На второй истории – Рождество Богородицы, выполненное с большой тщательностью; в числе прочих примечательных его особенностей есть окно, находящееся в перспективно построенном помещении, освещающее спальню и вызывающее обман зрения у всякого, кто на него смотрит. Помимо этого, он изобразил Св. Анну, возлежащую на постели, и навещающих ее женщин, разместив тут же несколько других женщин, с большой заботливостью купающих Мадонну: кто льет воду, кто готовит пеленки, кто занят одним делом, а кто – другим, и, в то время как каждая занята своим, одна из них держит ребенка на руках и, делая гримасу, смешит его с женственной грацией, поистине достойной творения, подобного этому, не говоря уже о многих других чувствах, выражаемых каждой фигурой.
На третьей истории, то есть на первой в следующем снизу ряду, изображено, как Богоматерь поднимается по ступеням храма, и показаны разные постройки, которые очень правильно удаляются от глаза, а кроме того, и обнаженная фигура, за которую его хвалили, так как это было редкостью и этим еще не владели, хотя он и не достиг в ней полного совершенства, какое мы видим в тех фигурах, которые были сделаны в наши времена.
Рядом находится Обручение Богоматери, где он показал гнев, коим разражаются те, кто ломает ветки, которые у них не расцвели, как у Иосифа; в истории этой множество фигур, расположенных в соответствующем им архитектурном окружении.
На пятой мы видим прибытие волхвов в Вифлеем с большим количеством людей, лошадей, верблюдов и всего прочего; история эта несомненно отвечает тому, что изображает.
А рядом с ней на шестой – жестокая и нечестивая расправа, учиненная Иродом над невинными младенцами, где прекраснейшим образом изображена свалка женщин с солдатами, убивающими младенцев, и с топчущими их лошадьми. И, по правде говоря, это лучшая из всех историй, которые там можно увидеть, ибо написана она со вкусом, талантом и большим искусством. В ней выражена нечестивая воля тех, кто по приказу Ирода, невзирая на матерей, избивает этих бедных деток, среди которых мы видим одного, еще не оторвавшегося от материнской груди, умирающего от ран, нанесенных ему в горло, и потому не столько сосущего, сколько пьющего больше крови, чем молока; и все это действительно отвечает своей природе и способно в той манере, в какой оно выражено, снова пробудить давно умершую жалость. Есть там и один солдат, насильно отнявший ребенка: убегая с ним, он прижимает его к груди, чтобы его задушить, мать же вцепилась ему в волосы с величайшей яростью, так что он выгибает спину дугой, и это сделано так, что мы видим в них три различных великолепно выраженных состояния: одно из них – это смерть ребенка, который задыхается у нас на глазах, другое – жестокость солдата, который, чувствуя, что его тянут столь необычным образом, явно одержим порывом выместить это на младенце; третье – это состояние матери, которая при виде умирающего сына с неистовством и скорбью и негодованием старается не отпустить злодея безнаказанным. Словом, нечто скорее достойное философа, поражающего своим глубокомыслием, чем живописца. Однако там выражены и многие другие переживания, и, кто бы на это ни взглянул, без сомнений, признает, что мастер этот был выдающимся для своего времени.
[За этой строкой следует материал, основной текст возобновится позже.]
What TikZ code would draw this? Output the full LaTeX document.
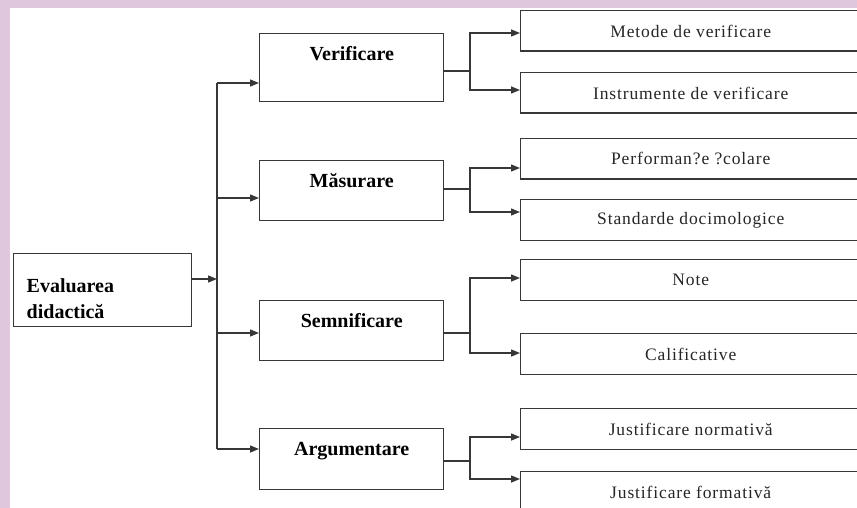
\documentclass[tikz,border=0pt]{standalone}
\usepackage{fontspec}
\setmainfont{Liberation Serif}
\newfontfamily\childfont[LetterSpace=5]{Liberation Serif}
\usetikzlibrary{arrows.meta}
\definecolor{lilac}{RGB}{223,200,221}
\definecolor{ln}{RGB}{55,55,55}
\begin{document}
\begin{tikzpicture}[x=1pt,y=-1pt,
  box/.style={draw=ln, line width=1.4pt, rectangle, inner sep=0pt, anchor=north west},
  parent/.style={box, minimum width=184pt, font=\fontsize{20}{24}\selectfont\bfseries, text height=27pt},
  child/.style={box, minimum width=340pt, minimum height=40.5pt, font=\childfont\fontsize{17.5}{21}\selectfont, text=black!85},
  conn/.style={draw=ln, line width=1.4pt},
  arr/.style={conn, -{Triangle[length=9pt,width=7pt]}}]
\useasboundingbox (0,0) rectangle (857,508);
\clip (0,0) rectangle (857,508);
\fill[lilac] (0,0) rectangle (857,508);
\fill[white] (10,8) rectangle (857,508);

% root
\node[box, minimum width=178pt, minimum height=73pt, align=left, text width=152pt,
      font=\fontsize{20}{26}\selectfont\bfseries, text depth=10pt] (E) at (13,253)
      {Evaluarea\\didactică};

% parents
\node[parent, text depth=41pt] (V) at (259,33) {Verificare};
\node[parent, text depth=33pt] (M) at (259,160) {Măsurare};
\node[parent, text depth=33pt] (S) at (259,300) {Semnificare};
\node[parent, text depth=34pt] (A) at (259,428) {Argumentare};

% children
\node[child] (c1) at (520,10)  {Metode de verificare};
\node[child] (c2) at (520,72)  {Instrumente de verificare};
\node[child] (c3) at (520,138) {Performan?e ?colare};
\node[child] (c4) at (520,199) {Standarde docimologice};
\node[child] (c5) at (520,259) {Note};
\node[child] (c6) at (520,333) {Calificative};
\node[child] (c7) at (520,408) {Justificare normativă};
\node[child] (c8) at (520,471) {Justificare formativă};

% trunk
\coordinate (tE) at (217,279);
\coordinate (tV) at (217,83);
\coordinate (tM) at (217,198);
\coordinate (tS) at (217,333);
\coordinate (tA) at (217,449);
\draw[arr] (E.east |- tE) -- (tE);
\draw[conn] (tV) -- (tA);
\draw[arr] (tV) -- (V.west |- tV);
\draw[arr] (tM) -- (M.west |- tM);
\draw[arr] (tS) -- (S.west |- tS);
\draw[arr] (tA) -- (A.west |- tA);

% branches
\coordinate (bV) at (470,71);  \coordinate (aV1) at (470,33);  \coordinate (aV2) at (470,90);
\coordinate (bM) at (470,189); \coordinate (aM1) at (470,168); \coordinate (aM2) at (470,212);
\coordinate (bS) at (470,333); \coordinate (aS1) at (470,278); \coordinate (aS2) at (470,353);
\coordinate (bA) at (470,461); \coordinate (aA1) at (470,437); \coordinate (aA2) at (470,479);

\draw[conn] (V.east |- bV) -- (bV);
\draw[arr] (bV) -- (aV1) -- (c1.west |- aV1);
\draw[arr] (bV) -- (aV2) -- (c2.west |- aV2);

\draw[conn] (M.east |- bM) -- (bM);
\draw[arr] (bM) -- (aM1) -- (c3.west |- aM1);
\draw[arr] (bM) -- (aM2) -- (c4.west |- aM2);

\draw[conn] (S.east |- bS) -- (bS);
\draw[arr] (bS) -- (aS1) -- (c5.west |- aS1);
\draw[arr] (bS) -- (aS2) -- (c6.west |- aS2);

\draw[conn] (A.east |- bA) -- (bA);
\draw[arr] (bA) -- (aA1) -- (c7.west |- aA1);
\draw[arr] (bA) -- (aA2) -- (c8.west |- aA2);
\end{tikzpicture}
\end{document}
На седьмой, вдвое более широкой истории, расположенной выше и занимающей арку свода, изображено Успение Богоматери и ее Вознесение с бесчисленным множеством ангелов и с бесчисленными фигурами, с пейзажами и прочими околичностями, которыми столь щедро изобилует его легкая и испытанная манера.
На другой стене, там, где истории из жития Св. Иоанна, в первой истории Захария приносит жертву в храме, ангел же является и лишает его речи за то, что тот ему не верит. В этой истории, чтобы показать, что на жертвоприношение в храме всегда собираются лица самые знатные, и чтобы вся история была более торжественной, он изобразил большое число флорентинских граждан, управлявших в то время этим государством, и в частности всех, принадлежавших к семейству Торнабуони – и молодых и старых. Помимо этого, чтобы показать, что в ту пору процветала доблесть всякого рода и главным образом в науках, он изобразил внизу четыре беседующие в своем кругу поясные фигуры самых ученых людей, какие только нашлись в те времена во Флоренции, а именно следующие: первый, в одеянии каноника, – мессер Марсилио Фичино; второй, в красном плаще и с черной повязкой на шее, – Кристофано Ландино, к которому обращается Дмитрий Грек, а между ними со слегка приподнятой рукой – мессер Анджело Полициано, и все они как живые и очень выразительны.
А рядом с этой историей, на второй, изображено Посещение Богоматери Св. Елизаветой в сопровождении многочисленных дам в тогдашних одеждах, и среди них Джиневра де’Бенчи, красивейшая девушка того времени.